Connecting tango and avant-garde languages in Uruguayan music

Julián Croatto

on  Thu, 10:50in  Neuer Saalfor  30min

As well as in verbal language, translation can be found in musical languages which re elaborate a given material. What role does it play in composition, transcription, and performance? This concept is used to encompass a series of musical processes in works by the Uruguayan composers Héctor Tosar, Coriún Aharonián and Alvaro Carlevaro. References to rhythm and musical gestures from tango tradition can be found in their pieces, especially from La Cumparsita by Gerardo Matos Rodríguez, translated by each composer in different ways. Translation plays a fundamental role both in tango evolution as in the development of classical guitar repertoire. As an output of my artistic research I propose a recreation of two piano works: ¿y ahora? (1984) for solo guitar and Ritmo de tango (1963) for guitar and guitarrón duo, traditional tango instruments. By choosing the term translation I seek a transcription that goes further than adapting the pieces to a new instrument. Carlevaro’s Taschenstücke (2026), was originally written for ensemble with guitar. Translation will be analysed both as a process and a result in composition, transcription and performance. In some cases this can be seen as the suspension of the original material in a new medium. Some important questions arise: Is there also in musical translation a transfer of meaning? Do we find in the translated music what Walter Benjamin describes as the “echo of the original”? Is there also in music the equivalent to a message to be reproduced in such a way that it can be understood? How is this message reformulated? Héctor Tosar is considered the most relevant composer from Uruguay. Some of Peter Burkholder’s categories of “musical borrowing” can be found in his music: variations, reworking and stylistic allusion.
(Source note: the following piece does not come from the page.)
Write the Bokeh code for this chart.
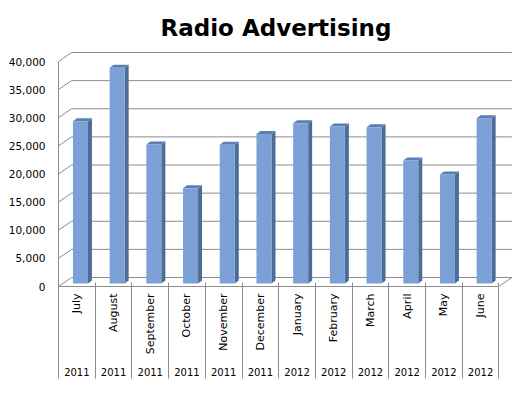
import math
from bokeh.plotting import figure
from bokeh.models import LinearAxis, FixedTicker, NumeralTickFormatter
from bokeh.embed import file_html
from bokeh.resources import INLINE

# ---------------- data ----------------
months = ["July", "August", "September", "October", "November", "December",
          "January", "February", "March", "April", "May", "June"]
years = ["2011", "2011", "2011", "2011", "2011", "2011",
         "2012", "2012", "2012", "2012", "2012", "2012"]
values = [28850, 38350, 24700, 16950, 24650, 26600,
          28500, 27900, 27800, 21850, 19400, 29400]
y_ticks = [0, 5000, 10000, 15000, 20000, 25000, 30000, 35000, 40000]

# ---------------- geometry / style ----------------
W, H = 526, 397
FRAME_L, FRAME_R, FRAME_T, FRAME_B = 58, 515, 48, 286
PX_PER_CAT = 36.7
PX_PER_VAL = 5.625 / 1000.0

n = len(months)
x_lo = -0.5
x_hi = x_lo + (FRAME_R - FRAME_L) / PX_PER_CAT
y_hi = (FRAME_B - FRAME_T) / PX_PER_VAL

back_dx = 13 / PX_PER_CAT
back_dy = 9 / PX_PER_VAL
bar_w = 15 / PX_PER_CAT
bar_off = 3.6 / PX_PER_CAT
side_dx = 4 / PX_PER_CAT
side_dy = 3 / PX_PER_VAL
bar_base = 3 / PX_PER_VAL
floor_stub = 5 / PX_PER_CAT

GRID = "#8c8c8c"
FRONT = "#7aa0d6"
SIDE = "#4d6c97"
TOP = "#5b7fb5"
FONT = "DejaVu Sans"

p = figure(width=W, height=H, x_range=(x_lo, x_hi), y_range=(0, y_hi),
           x_axis_type=None, y_axis_type=None, toolbar_location=None,
           output_backend="svg", min_border_left=FRAME_L,
           min_border_right=W - FRAME_R, min_border_top=FRAME_T,
           min_border_bottom=H - FRAME_B)
p.outline_line_color = None
p.background_fill_color = "white"
p.border_fill_color = "white"

p.title.text = "Radio Advertising"
p.title.text_font = FONT
p.title.text_font_style = "bold"
p.title.text_font_size = "23px"
p.title.text_color = "black"
p.title.align = "left"
p.title.offset = 102
p.title.standoff = 15

# back wall gridlines and left wall diagonals
x_right = x_lo + n
p.segment(x0=[x_lo + back_dx] * len(y_ticks), y0=[v + back_dy for v in y_ticks],
          x1=[x_right + back_dx] * len(y_ticks), y1=[v + back_dy for v in y_ticks],
          line_color=GRID, line_width=1)
p.segment(x0=[x_lo] * len(y_ticks), y0=y_ticks,
          x1=[x_lo + back_dx] * len(y_ticks), y1=[v + back_dy for v in y_ticks],
          line_color=GRID, line_width=1)
# floor right edge
p.segment(x0=[x_right], y0=[0], x1=[x_right + back_dx], y1=[back_dy],
          line_color=GRID, line_width=1)

# bars
xs = list(range(n))
lefts = [x + bar_off - bar_w / 2 for x in xs]
rights = [x + bar_off + bar_w / 2 for x in xs]
tops = [v + bar_base for v in values]

side_xs = [[r, r + side_dx, r + side_dx, r] for r in rights]
side_ys = [[bar_base, bar_base + side_dy, t + side_dy, t] for t in tops]
top_xs = [[l, r, r + side_dx, l + side_dx] for l, r in zip(lefts, rights)]
top_ys = [[t, t, t + side_dy, t + side_dy] for t in tops]

p.patches(side_xs, side_ys, fill_color=SIDE, line_color=None)
p.patches(top_xs, top_ys, fill_color=TOP, line_color=None)
p.quad(left=lefts, right=rights, bottom=[bar_base] * n, top=tops,
       fill_color=FRONT, line_color=None)

# y axis
yaxis = LinearAxis(ticker=FixedTicker(ticks=y_ticks, minor_ticks=[]),
                   formatter=NumeralTickFormatter(format="0,0"),
                   bounds=(0, y_ticks[-1]))
yaxis.major_tick_out = 0
yaxis.major_tick_in = 0
yaxis.minor_tick_out = 0
yaxis.minor_tick_in = 0
yaxis.axis_line_color = GRID
yaxis.major_label_text_font = FONT
yaxis.major_label_text_font_size = "10.5px"
yaxis.major_label_text_color = "black"
yaxis.major_label_standoff = 13
p.add_layout(yaxis, "left")

# month axis
month_axis = LinearAxis(ticker=FixedTicker(ticks=xs, minor_ticks=[]),
                        bounds=(x_lo - floor_stub, x_right))
month_axis.major_label_overrides = {i: m for i, m in enumerate(months)}
month_axis.major_label_orientation = math.pi / 2
month_axis.major_tick_out = 0
month_axis.major_tick_in = 0
month_axis.minor_tick_in = 0
month_axis.minor_tick_out = 0
month_axis.axis_line_color = GRID
month_axis.major_label_text_font = FONT
month_axis.major_label_text_font_size = "11px"
month_axis.major_label_text_color = "black"
month_axis.major_label_standoff = 7
p.add_layout(month_axis, "below")

# year axis
year_axis = LinearAxis(ticker=FixedTicker(ticks=xs, minor_ticks=[]))
year_axis.major_label_overrides = {i: y for i, y in enumerate(years)}
year_axis.major_tick_out = 0
year_axis.major_tick_in = 0
year_axis.minor_tick_out = 0
year_axis.minor_tick_in = 0
year_axis.axis_line_color = None
year_axis.major_label_text_font = FONT
year_axis.major_label_text_font_size = "10px"
year_axis.major_label_text_color = "black"
year_axis.major_label_standoff = 10
p.add_layout(year_axis, "below")

# separator axis (cell borders of the category table), ticks drawn inward
sep_axis = LinearAxis(ticker=FixedTicker(ticks=[], minor_ticks=[x - 0.5 for x in range(n + 1)]))
sep_axis.axis_line_color = None
sep_axis.major_tick_out = 0
sep_axis.major_tick_in = 0
sep_axis.minor_tick_out = 0
sep_axis.minor_tick_in = 96
sep_axis.minor_tick_line_color = GRID
sep_axis.major_label_text_font_size = "0px"
sep_axis.major_label_standoff = 0
p.add_layout(sep_axis, "below")

open("out.html", "w").write(file_html(p, INLINE))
The composer Coriún Aharonián was a central figure in Latin-American art music. He is also the main scholar on Tosar, who was his composition teacher. In some of his works, he reformulates gestures from tango and reflects on its evolution. Alvaro Carlevaro, guitarist and composer, is active in Stuttgart. My proposition of guitar versions of their pieces considers translating also the tensions between score and instrument in the original.